Unintended consequences
Farmers in the Sahel cleared forests to produce groundnuts and other cash crops. He says that disrupted the sandy soil and led to a sharp rise in the amount of dust blowing off the Sahel.
And that dust may have been one factor behind the drier climate in the region over the past few centuries. Although the effects of dust on climate are complex and not fully understood, it may cool surface temperatures, which can shift precipitation patterns away from the region.
Atmospheric scientist Charlie Zender at the University of California at Irvine says this is the first study to link farming with increased dust generation in the world's largest source of dust. And he says there may be lessons for farmers elsewhere in the world.
"In those regions where rainfall isn't plentiful and abundant, this study suggests that using those surfaces for agriculture, using that land, will lead to these types of unintended consequences, whether that's in Africa or not," he says.
Cooling dust
Cornell University climate researcher Natalie Mahowald says if future studies confirm Mulitza's findings, it could have larger implications for climate change research.

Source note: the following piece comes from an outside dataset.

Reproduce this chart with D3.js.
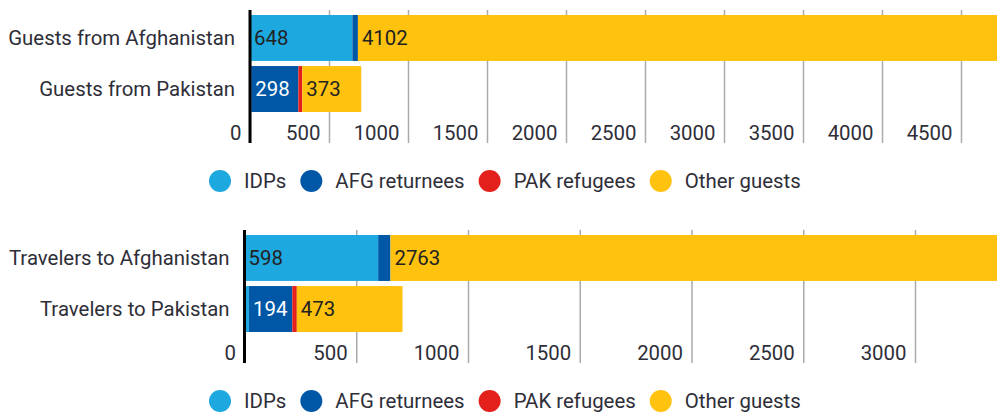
<!DOCTYPE html>
<html>
<head>
<meta charset="utf-8">
<script src="https://cdn.jsdelivr.net/npm/d3@7"></script>
<style>
body { margin: 0; background: #fff; }
svg text { font-family: Roboto, "Noto Sans", sans-serif; }
</style>
</head>
<body>
<div id="chart"></div>
<script>
// series and colours
var series_names = ["IDPs", "AFG returnees", "PAK refugees", "Other guests"];
var series_colors = ["#1ea8e0", "#0057a6", "#e3201b", "#ffc20f"];

// guests panel
var guest_categories = ["Guests from Afghanistan", "Guests from Pakistan"];
var guest_idps = [648, 8];
var guest_afg = [35, 298];
var guest_pak = [0, 25];
var guest_other = [4102, 373];
var guest_ticks = [0, 500, 1000, 1500, 2000, 2500, 3000, 3500, 4000, 4500];

// travelers panel
var travel_categories = ["Travelers to Afghanistan", "Travelers to Pakistan"];
var travel_idps = [598, 20];
var travel_afg = [55, 194];
var travel_pak = [0, 20];
var travel_other = [2763, 473];
var travel_ticks = [0, 500, 1000, 1500, 2000, 2500, 3000];

var total_width = 997;
var total_height = 412;
var text_color = "#2e2e38";
var font_size = 20.4;

var svg = d3.select("#chart").append("svg")
    .attr("width", total_width).attr("height", total_height);

function draw_panel(top, categories, cols, ticks, x0, xmax) {

    var g = svg.append("g").attr("transform", "translate(0," + top + ")");

    var rows = categories.map(function(c, i) {
        var r = {cat: c};
        series_names.forEach(function(s, j) { r[s] = cols[j][i]; });
        return r;
    });

    var x = d3.scaleLinear().domain([0, ticks[ticks.length - 1]]).range([x0, xmax]);
    var y = d3.scaleBand().domain(categories).range([15, 112]).paddingInner(0.1);

    // grid + tick labels
    var axis = g.append("g").attr("transform", "translate(0,143)")
        .call(d3.axisBottom(x).tickValues(ticks).tickSize(-133).tickFormat(d3.format("d")));
    axis.select(".domain").remove();
    axis.attr("font-size", font_size).attr("font-family", "Roboto");
    axis.selectAll(".tick line").attr("stroke", "#aaa").attr("stroke-width", 1.5);
    axis.selectAll(".tick text").attr("text-anchor", "end").attr("x", -9).attr("y", -3).attr("dy", 0)
        .attr("fill", text_color);

    var stacked = d3.stack().keys(series_names)(rows);

    var layer = g.selectAll(".layer").data(stacked).enter().append("g")
        .attr("fill", function(d, i) { return series_colors[i]; });

    layer.selectAll("rect").data(function(d) { return d; }).enter().append("rect")
        .attr("x", function(d) { return x(d[0]); })
        .attr("y", function(d) { return y(d.data.cat); })
        .attr("width", function(d) { return x(d[1]) - x(d[0]); })
        .attr("height", y.bandwidth());

    // value labels on the wide segments
    stacked.forEach(function(s, i) {
        g.append("g").selectAll("text").data(s.filter(function(d) { return x(d[1]) - x(d[0]) > 30; }))
            .enter().append("text")
            .attr("x", function(d) { return x(d[0]) + 4; })
            .attr("y", function(d) { return y(d.data.cat) + y.bandwidth() / 2; })
            .attr("dy", "0.35em")
            .attr("font-size", font_size)
            .attr("fill", i == 1 ? "#fff" : "#222")
            .text(function(d) { return d[1] - d[0]; });
    });

    // zero line
    g.append("line").attr("x1", x(0)).attr("x2", x(0)).attr("y1", 10).attr("y2", 143)
        .attr("stroke", "#000").attr("stroke-width", 3);

    // category labels
    g.append("g").selectAll("text").data(categories).enter().append("text")
        .attr("x", x(0) - 15)
        .attr("y", function(d) { return y(d) + y.bandwidth() / 2; })
        .attr("dy", "0.35em")
        .attr("text-anchor", "end")
        .attr("font-size", font_size)
        .attr("fill", text_color)
        .text(function(d) { return d; });

    // legend
    var leg = g.append("g").attr("transform", "translate(0,181)");
    var cx = 220;
    series_names.forEach(function(s, i) {
        leg.append("circle").attr("cx", cx).attr("cy", 0).attr("r", 11).attr("fill", series_colors[i]);
        var t = leg.append("text").attr("x", cx + 24).attr("y", 0).attr("dy", "0.35em")
            .attr("font-size", font_size).attr("fill", text_color).text(s);
        cx = cx + 24 + t.node().getComputedTextLength() + 25;
    });
}

draw_panel(0, guest_categories, [guest_idps, guest_afg, guest_pak, guest_other], guest_ticks, 250, 961);
draw_panel(220, travel_categories, [travel_idps, travel_afg, travel_pak, travel_other], travel_ticks, 244.5, 915);
</script>
</body>
</html>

"It would mean that there has been a cooling from dust over the 20th century that we haven't really been thinking about previously," she says. "And this cooling could be hiding some of the increase or the warming that should be happening from carbon dioxide."
Mahowald says that could mean the Earth is more sensitive to the warming effects of carbon dioxide than previously thought.
Mulitza says his findings may not be all bad news. He notes that increased dust over the tropical Atlantic may have lowered ocean surface temperatures, which may have reduced hurricane activity. "The climate system is coupled," he says. "And if you change something in the tropics, and you change something in the African dust source, it has global consequences" – although, he says, more research will be needed to quantify exactly what those consequences are.